Decreto Flussi has become one of the main channels through which Italy tries to match foreign labor to recurring shortages in sectors that depend on tight seasonal calendars. Harvest windows do not move, and hotel staffing needs rise quickly as summer bookings build, which is why the timing of a quota increase in late April carries weight for employers still short of staff in early May.
The additional 5,389 permits for agriculture arrive as farms prepare for successive cycles of picking and processing across multiple regions. The 3,476 reserved for tourism-hospitality come as hotels, restaurants and resorts build rosters for the busiest stretch of the year, when missed hiring can translate directly into fewer rooms serviced, fewer tables covered and more strain on existing staff.
The click-day portal remains the focal point of the process. Employers that already entered the system through earlier sponsorship requests keep their place in the pipeline for automatic consideration, while new applicants still have access to the same channel without a fresh filing day, a choice that eases some of the pressure created by a first-come, first-served model.
Provincial Sportelli Unici offices now carry the next part of the process as they review requests and issue nulla osta within 30 days.

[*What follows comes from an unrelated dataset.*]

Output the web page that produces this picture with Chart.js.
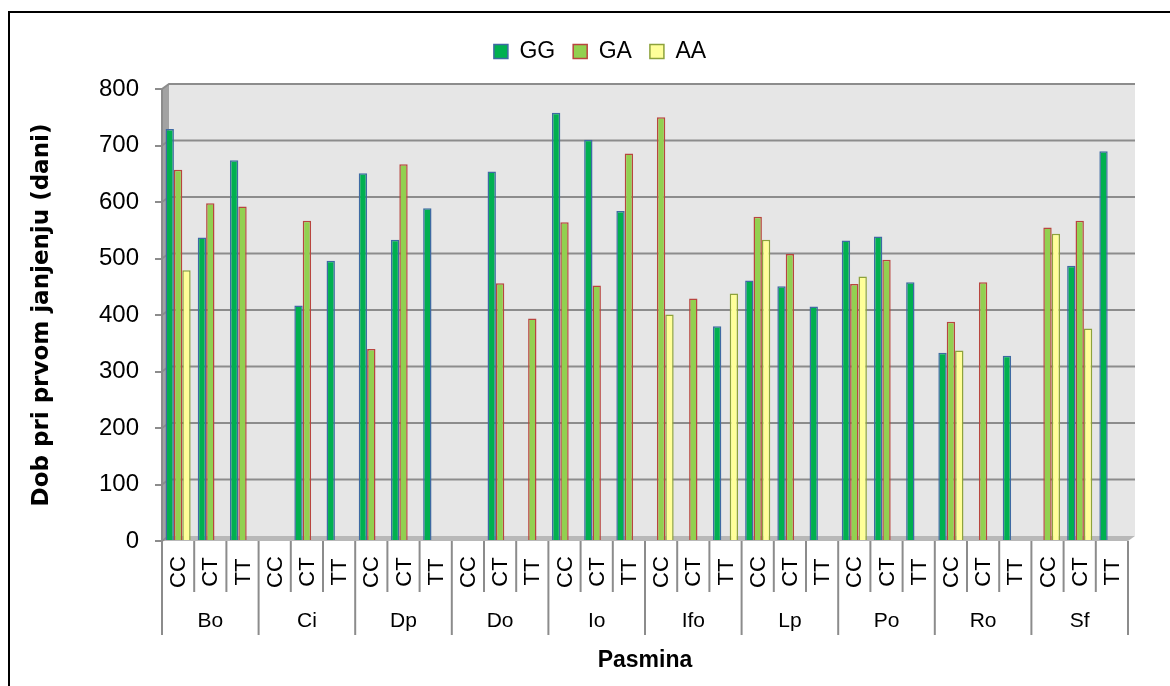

That timetable, combined with the visa rules and the employer obligations on housing, travel and INPS registration, determines how quickly workers can move from an online request to a legal job at a farm, hotel, restaurant, resort, processing facility or construction site.
Applications for the added seasonal work permits continue through the ministry portal until the quota is exhausted. Employers seeking workers under Decreto Flussi are left watching the portal status closely, knowing from past rounds that demand on the click-day portal can outpace available places in a matter of hours.